By Chris Preimesberger  |  Posted 2007-10-31
 
 
 

Here are two bits of advice to all you nice public relations folks who call in to The Station: 1) The Station prefers email. 2) When you have a client who wants to comment upon other news within a particular IT sector, please make sure the company spokesperson has something to say.

A competing e-discovery company called me this morning after Iron Mountain announced it was acquiring Stratify, an e-discovery software vendor, for $158 million, offering some industry perspective. The call went something like this:

The Station: "Well, how does this acquisition affect your company and the market in general?"

Marketing exec: "There is no immediate impact on our company, since we have different customer sets."

The Station: "Oh well, then, that's great. What's the significance of this acquisition to the market?

Marketing exec: "We're not sure. We know as much as you do about the news."

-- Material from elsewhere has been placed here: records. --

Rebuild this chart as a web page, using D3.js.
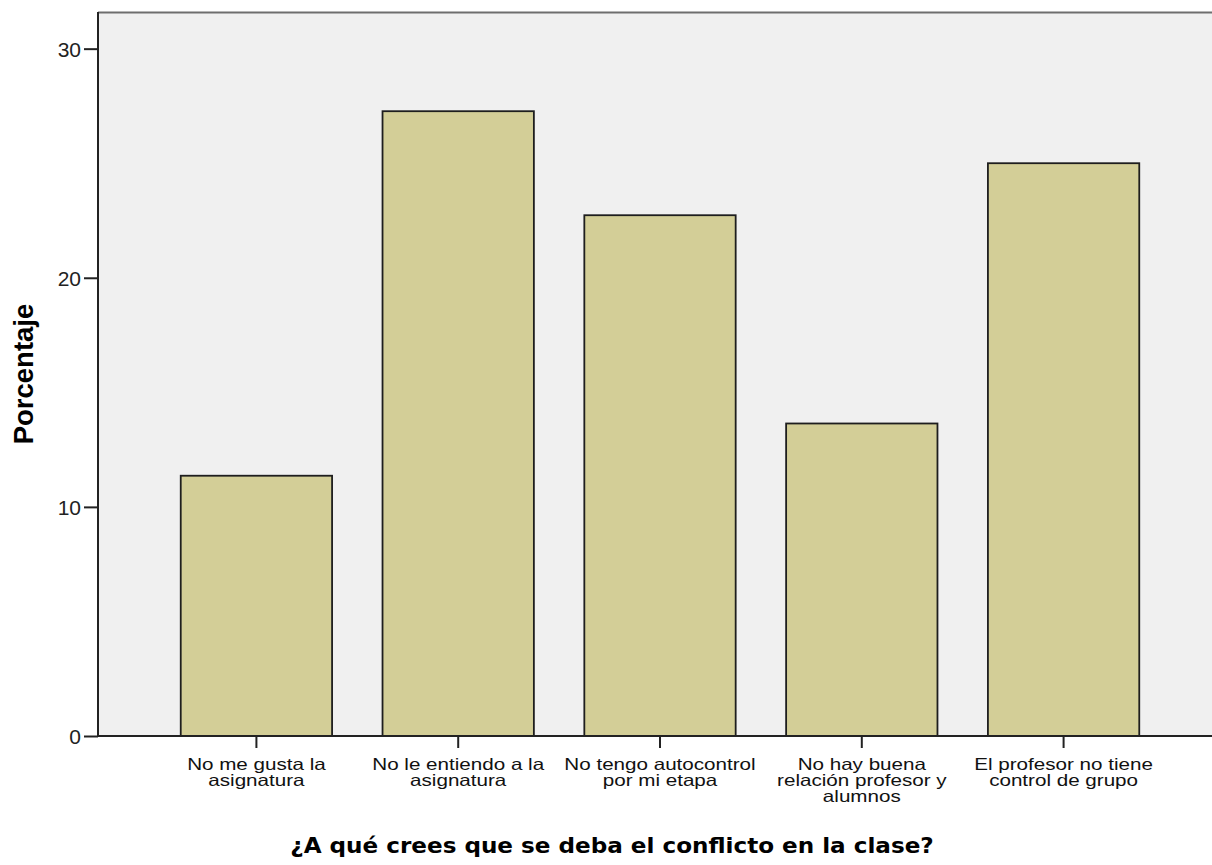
<!DOCTYPE html>
<html><head><meta charset="utf-8">
<script src="https://cdn.jsdelivr.net/npm/d3@7"></script>
<style>html,body{margin:0;padding:0;background:#fff;}svg{display:block;}</style>
</head><body>
<svg id="chart" width="1212" height="865"></svg>
<script>
const categories = [
  ["No me gusta la", "asignatura"],
  ["No le entiendo a la", "asignatura"],
  ["No tengo autocontrol", "por mi etapa"],
  ["No hay buena", "relación profesor y", "alumnos"],
  ["El profesor no tiene", "control de grupo"]
];
const categoryKeys = ["c1","c2","c3","c4","c5"];
const values = [11.36, 27.27, 22.73, 13.64, 25.0];
const yTicks = [0, 10, 20, 30];
const xTitle = "¿A qué crees que se deba el conflicto en la clase?";
const yTitle = "Porcentaje";

const svg = d3.select("#chart");
const m = {left: 98, top: 12, bottom: 736, right: 1222};

const x = d3.scaleBand().domain(categoryKeys).range([m.left, m.right])
  .paddingInner(0.25).paddingOuter(0.41);
const y = d3.scaleLinear().domain([0, 31.6]).range([m.bottom, m.top]);

// plot background
svg.append("rect").attr("x", m.left).attr("y", m.top)
  .attr("width", 1212 - m.left + 5).attr("height", m.bottom - m.top)
  .attr("fill", "#f0f0f0");
// top border
svg.append("line").attr("x1", m.left).attr("x2", 1212).attr("y1", m.top + 0.5).attr("y2", m.top + 0.5)
  .attr("stroke", "#6e6e6e").attr("stroke-width", 2);

// bars
svg.selectAll("rect.bar").data(values).join("rect").attr("class","bar")
  .attr("x", (d,i) => x(categoryKeys[i]))
  .attr("width", x.bandwidth())
  .attr("y", d => y(d))
  .attr("height", d => y(0) - y(d))
  .attr("fill", "#d3ce97")
  .attr("stroke", "#1e1e1e").attr("stroke-width", 1.8);

// y axis
const yAxis = d3.axisLeft(y).tickValues(yTicks).tickSize(14).tickPadding(3).tickFormat(d3.format("d"));
const gy = svg.append("g").attr("transform", `translate(${m.left},0)`).call(yAxis);
gy.select(".domain").remove();
gy.selectAll(".tick line").attr("stroke", "#222").attr("stroke-width", 2);
gy.selectAll(".tick text").attr("font-family", "Liberation Sans, Arial, sans-serif")
  .attr("font-size", 21).attr("fill", "#222").attr("dy", "0.36em");
svg.append("line").attr("x1", m.left).attr("x2", m.left).attr("y1", m.top).attr("y2", m.bottom + 1)
  .attr("stroke", "#222").attr("stroke-width", 2);

// x axis
const xAxis = d3.axisBottom(x).tickSize(12).tickFormat("");
const gx = svg.append("g").attr("transform", `translate(0,${m.bottom})`).call(xAxis);
gx.select(".domain").remove();
gx.selectAll(".tick line").attr("stroke", "#222").attr("stroke-width", 2);
svg.append("line").attr("x1", m.left).attr("x2", 1212).attr("y1", m.bottom).attr("y2", m.bottom)
  .attr("stroke", "#222").attr("stroke-width", 2);

// x labels (one text per category, lines as tspans)
const SX = 1.25;
categories.forEach((lines, i) => {
  const cx = x(categoryKeys[i]) + x.bandwidth() / 2;
  const t = svg.append("g").attr("transform", `translate(${cx},770) scale(${SX},1)`)
    .append("text").attr("text-anchor", "middle")
    .attr("font-family", "Liberation Sans, Arial, sans-serif").attr("font-size", 16.5)
    .attr("fill", "#111");
  lines.forEach((s, j) => {
    t.append("tspan").attr("x", 0).attr("y", j * 16).text(s);
  });
});

// x title
svg.append("g").attr("transform", `translate(612,853) scale(1.1,1)`)
  .append("text").attr("text-anchor", "middle")
  .attr("font-family", "DejaVu Sans, Verdana, sans-serif").attr("font-weight", "bold")
  .attr("font-size", 21).attr("fill", "#000").text(xTitle);

// y title
svg.append("g").attr("transform", `translate(33,374) rotate(-90)`)
  .append("text").attr("text-anchor", "middle")
  .attr("font-family", "Liberation Sans, Arial, sans-serif").attr("font-weight", "bold")
  .attr("font-size", 27.5).attr("fill", "#000").text(yTitle);
</script>
</body></html>
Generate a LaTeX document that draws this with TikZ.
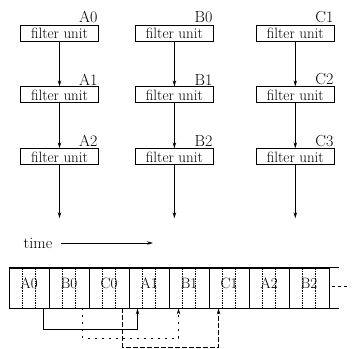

The Station: "Um, fair enough. We've seen a trend in larger companies buying smaller companies in this space. Is that what you're seeing?"

Marketing exec: "Yes."

The Station [clearing throat]: "Hey, man, thanks for your time. We're done here. Have a great day."

Sheesh.

--------------------------------------------------------------------------------

Double sheesh on this next item. This doesn't have to do with storage, but I couldn't help passing this on, it's so absolutely ridiculous.

A third-grade girl writes to Steve Jobs with some praise and an idea for improving the iPod. Three months later, she gets a response from Apple's legal department, which gets all high and mighty with her: We don't accept unsolicited ideas, don't write to us again, and read the legal policy on our website if you have any more questions. Harrumph. The girl runs off to her room, and slams the door.

Her parents are miffed, saying that Apple tries to paint itself as the "educational" computer company, yet discourages kids from using their brains on a project. Who's running the PR show there in Cupertino? Off with his/her head!

Even though Mark Aaker, Apple senior counsel, called the girl and apologized, Apple's PR people still have a fire to put out here. Good luck, Apple Scruffs.